#### [Exercise directions]
Faithfully return all lines, omitting every embedded picture.

(begin)

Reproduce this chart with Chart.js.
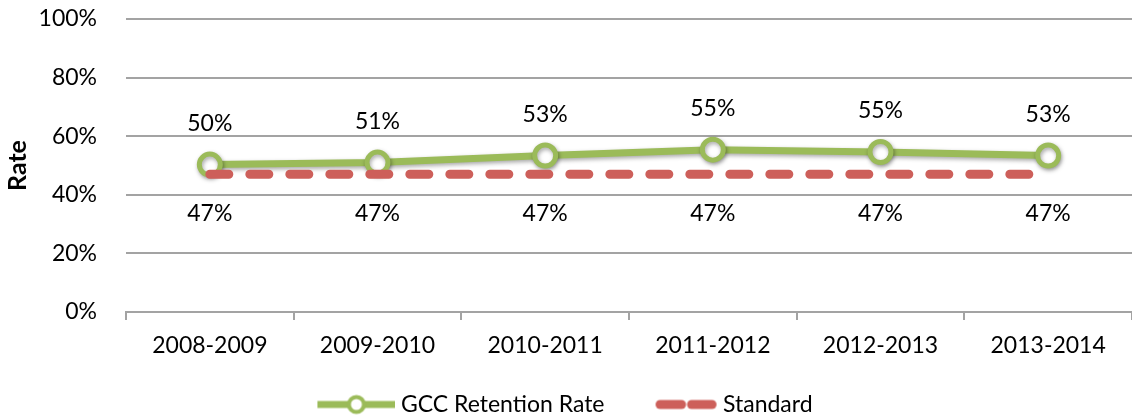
<!DOCTYPE html>
<html><head><meta charset="utf-8">
<script src="https://cdn.jsdelivr.net/npm/chart.js@4.4.1/dist/chart.umd.min.js"></script>
<style>html,body{margin:0;padding:0;background:#fff;}#wrap{width:1132px;height:418px;}</style>
</head><body><div id="wrap"><canvas id="c" width="1132" height="418"></canvas></div>
<script>
const categories = ['2008-2009','2009-2010','2010-2011','2011-2012','2012-2013','2013-2014'];
const retentionRate = [50.3, 51.0, 53.4, 55.4, 54.6, 53.4];
const standardRate = [47, 47, 47, 47, 47, 47];
const yTickValues = [0, 20, 40, 60, 80, 100];
const seriesNames = ['GCC Retention Rate', 'Standard'];
const axisTitle = 'Rate';

const GREEN = '#9BBB59';
const RED = '#CD5F5A';
const GRID = '#A3A3A3';
const FONT = 'Lato, "Open Sans", sans-serif';
const FS = 23;

function greenSymbol(){
  const c = document.createElement('canvas'); c.width = 82; c.height = 24;
  const g = c.getContext('2d');
  g.strokeStyle = GREEN; g.lineWidth = 7; g.lineCap = 'butt';
  g.beginPath(); g.moveTo(4, 12); g.lineTo(82, 12); g.stroke();
  g.beginPath(); g.arc(43, 12, 7.5, 0, Math.PI*2); g.fillStyle = '#fff'; g.fill();
  g.lineWidth = 4; g.stroke();
  return c;
}
function redSymbol(){
  const c = document.createElement('canvas'); c.width = 82; c.height = 24;
  const g = c.getContext('2d');
  g.strokeStyle = RED; g.lineWidth = 9; g.lineCap = 'round';
  g.beginPath(); g.moveTo(24.5, 12); g.lineTo(46, 12); g.stroke();
  g.beginPath(); g.moveTo(56, 12); g.lineTo(76.5, 12); g.stroke();
  return c;
}
const legendSymbols = [greenSymbol(), redSymbol()];

const labelPlugin = {
  id: 'valueLabels',
  afterDatasetsDraw(chart){
    const ctx = chart.ctx;
    ctx.save();
    ctx.font = FS + 'px ' + FONT;
    ctx.fillStyle = '#000';
    ctx.textAlign = 'center';
    ctx.textBaseline = 'middle';
    chart.data.datasets.forEach((ds, di) => {
      const meta = chart.getDatasetMeta(di);
      const off = di === 0 ? -41 : 39;
      meta.data.forEach((pt, i) => {
        ctx.fillText(Math.round(ds.data[i]) + '%', pt.x, pt.y + off);
      });
    });
    ctx.restore();
  }
};
const shadowPlugin = {
  id: 'markerShadow',
  beforeDatasetDraw(chart, args){
    if (args.index === 0){
      const ctx = chart.ctx; ctx.save();
      ctx.shadowColor = 'rgba(0,0,0,0.35)'; ctx.shadowBlur = 4; ctx.shadowOffsetX = 1; ctx.shadowOffsetY = 2;
    }
  },
  afterDatasetDraw(chart, args){
    if (args.index === 0) chart.ctx.restore();
  }
};

new Chart(document.getElementById('c'), {
  type: 'line',
  data: {
    labels: categories,
    datasets: [
      {
        label: seriesNames[0], data: retentionRate, order: 2,
        borderColor: GREEN, borderWidth: 7, backgroundColor: '#fff',
        pointRadius: 10.5, pointBorderWidth: 5, pointBorderColor: GREEN, pointBackgroundColor: '#fff',
        pointHoverRadius: 10.5, tension: 0, fill: false, clip: false
      },
      {
        label: seriesNames[1], data: standardRate, order: 1,
        borderColor: RED, borderWidth: 9, borderDash: [19, 21], borderCapStyle: 'round',
        pointRadius: 0, pointHoverRadius: 0, tension: 0, fill: false, clip: false
      }
    ]
  },
  options: {
    responsive: false, animation: false, devicePixelRatio: 1,
    layout: { autoPadding: false, padding: { top: 19, right: 0, left: 0, bottom: -8 } },
    plugins: {
      tooltip: { enabled: false },
      legend: {
        position: 'bottom',
        labels: {
          usePointStyle: true, pointStyleWidth: 70, padding: 37,
          color: '#000', font: { family: FONT, size: FS },
          sort: (a, b) => a.datasetIndex - b.datasetIndex,
          generateLabels: (chart) => chart.data.datasets.map((ds, i) => ({
            text: ds.label, pointStyle: legendSymbols[i], fillStyle: 'transparent',
            strokeStyle: 'transparent', lineWidth: 0, hidden: false, datasetIndex: i, fontColor: '#000'
          }))
        }
      }
    },
    scales: {
      x: {
        offset: true,
        grid: { offset: true, drawOnChartArea: false, drawTicks: true, tickLength: 8, color: GRID, lineWidth: 2 },
        border: { display: true, color: GRID, width: 2 },
        ticks: { color: '#000', font: { family: FONT, size: FS }, padding: 12, maxRotation: 0 },
        afterFit: (s) => {
          const lg = s.chart.legend;
          s.height = s.chart.height + 8 - (lg ? lg.height : 0) - 312;
          s.paddingLeft = 0; s.paddingRight = 0;
        }
      },
      y: {
        min: 0, max: 100,
        afterBuildTicks: (s) => { s.ticks = yTickValues.map(v => ({ value: v })); },
        ticks: { color: '#000', font: { family: FONT, size: FS }, padding: 29, callback: (v) => v + '%' },
        grid: { color: GRID, lineWidth: 2, drawTicks: false },
        border: { display: false },
        title: { display: true, text: axisTitle, color: '#000', font: { family: FONT, size: 25, weight: 'bold' }, padding: { top: 3, bottom: 4 } },
        afterFit: (s) => { s.width = 126; s.paddingTop = 0; s.paddingBottom = 0; }
      }
    }
  },
  plugins: [labelPlugin, shadowPlugin]
});
</script></body></html>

(end)

#### [The completed task]
Reproduce this chart with Chart.js.
<!DOCTYPE html>
<html><head><meta charset="utf-8">
<script src="https://cdn.jsdelivr.net/npm/chart.js@4.4.1/dist/chart.umd.min.js"></script>
<style>html,body{margin:0;padding:0;background:#fff;}#wrap{width:1132px;height:418px;}</style>
</head><body><div id="wrap"><canvas id="c" width="1132" height="418"></canvas></div>
<script>
const categories = ['2008-2009','2009-2010','2010-2011','2011-2012','2012-2013','2013-2014'];
const retentionRate = [50.3, 51.0, 53.4, 55.4, 54.6, 53.4];
const standardRate = [47, 47, 47, 47, 47, 47];
const yTickValues = [0, 20, 40, 60, 80, 100];
const seriesNames = ['GCC Retention Rate', 'Standard'];
const axisTitle = 'Rate';

const GREEN = '#9BBB59';
const RED = '#CD5F5A';
const GRID = '#A3A3A3';
const FONT = 'Lato, "Open Sans", sans-serif';
const FS = 23;

function greenSymbol(){
  const c = document.createElement('canvas'); c.width = 82; c.height = 24;
  const g = c.getContext('2d');
  g.strokeStyle = GREEN; g.lineWidth = 7; g.lineCap = 'butt';
  g.beginPath(); g.moveTo(4, 12); g.lineTo(82, 12); g.stroke();
  g.beginPath(); g.arc(43, 12, 7.5, 0, Math.PI*2); g.fillStyle = '#fff'; g.fill();
  g.lineWidth = 4; g.stroke();
  return c;
}
function redSymbol(){
  const c = document.createElement('canvas'); c.width = 82; c.height = 24;
  const g = c.getContext('2d');
  g.strokeStyle = RED; g.lineWidth = 9; g.lineCap = 'round';
  g.beginPath(); g.moveTo(24.5, 12); g.lineTo(46, 12); g.stroke();
  g.beginPath(); g.moveTo(56, 12); g.lineTo(76.5, 12); g.stroke();
  return c;
}
const legendSymbols = [greenSymbol(), redSymbol()];

const labelPlugin = {
  id: 'valueLabels',
  afterDatasetsDraw(chart){
    const ctx = chart.ctx;
    ctx.save();
    ctx.font = FS + 'px ' + FONT;
    ctx.fillStyle = '#000';
    ctx.textAlign = 'center';
    ctx.textBaseline = 'middle';
    chart.data.datasets.forEach((ds, di) => {
      const meta = chart.getDatasetMeta(di);
      const off = di === 0 ? -41 : 39;
      meta.data.forEach((pt, i) => {
        ctx.fillText(Math.round(ds.data[i]) + '%', pt.x, pt.y + off);
      });
    });
    ctx.restore();
  }
};
const shadowPlugin = {
  id: 'markerShadow',
  beforeDatasetDraw(chart, args){
    if (args.index === 0){
      const ctx = chart.ctx; ctx.save();
      ctx.shadowColor = 'rgba(0,0,0,0.35)'; ctx.shadowBlur = 4; ctx.shadowOffsetX = 1; ctx.shadowOffsetY = 2;
    }
  },
  afterDatasetDraw(chart, args){
    if (args.index === 0) chart.ctx.restore();
  }
};

new Chart(document.getElementById('c'), {
  type: 'line',
  data: {
    labels: categories,
    datasets: [
      {
        label: seriesNames[0], data: retentionRate, order: 2,
        borderColor: GREEN, borderWidth: 7, backgroundColor: '#fff',
        pointRadius: 10.5, pointBorderWidth: 5, pointBorderColor: GREEN, pointBackgroundColor: '#fff',
        pointHoverRadius: 10.5, tension: 0, fill: false, clip: false
      },
      {
        label: seriesNames[1], data: standardRate, order: 1,
        borderColor: RED, borderWidth: 9, borderDash: [19, 21], borderCapStyle: 'round',
        pointRadius: 0, pointHoverRadius: 0, tension: 0, fill: false, clip: false
      }
    ]
  },
  options: {
    responsive: false, animation: false, devicePixelRatio: 1,
    layout: { autoPadding: false, padding: { top: 19, right: 0, left: 0, bottom: -8 } },
    plugins: {
      tooltip: { enabled: false },
      legend: {
        position: 'bottom',
        labels: {
          usePointStyle: true, pointStyleWidth: 70, padding: 37,
          color: '#000', font: { family: FONT, size: FS },
          sort: (a, b) => a.datasetIndex - b.datasetIndex,
          generateLabels: (chart) => chart.data.datasets.map((ds, i) => ({
            text: ds.label, pointStyle: legendSymbols[i], fillStyle: 'transparent',
            strokeStyle: 'transparent', lineWidth: 0, hidden: false, datasetIndex: i, fontColor: '#000'
          }))
        }
      }
    },
    scales: {
      x: {
        offset: true,
        grid: { offset: true, drawOnChartArea: false, drawTicks: true, tickLength: 8, color: GRID, lineWidth: 2 },
        border: { display: true, color: GRID, width: 2 },
        ticks: { color: '#000', font: { family: FONT, size: FS }, padding: 12, maxRotation: 0 },
        afterFit: (s) => {
          const lg = s.chart.legend;
          s.height = s.chart.height + 8 - (lg ? lg.height : 0) - 312;
          s.paddingLeft = 0; s.paddingRight = 0;
        }
      },
      y: {
        min: 0, max: 100,
        afterBuildTicks: (s) => { s.ticks = yTickValues.map(v => ({ value: v })); },
        ticks: { color: '#000', font: { family: FONT, size: FS }, padding: 29, callback: (v) => v + '%' },
        grid: { color: GRID, lineWidth: 2, drawTicks: false },
        border: { display: false },
        title: { display: true, text: axisTitle, color: '#000', font: { family: FONT, size: 25, weight: 'bold' }, padding: { top: 3, bottom: 4 } },
        afterFit: (s) => { s.width = 126; s.paddingTop = 0; s.paddingBottom = 0; }
      }
    }
  },
  plugins: [labelPlugin, shadowPlugin]
});
</script></body></html>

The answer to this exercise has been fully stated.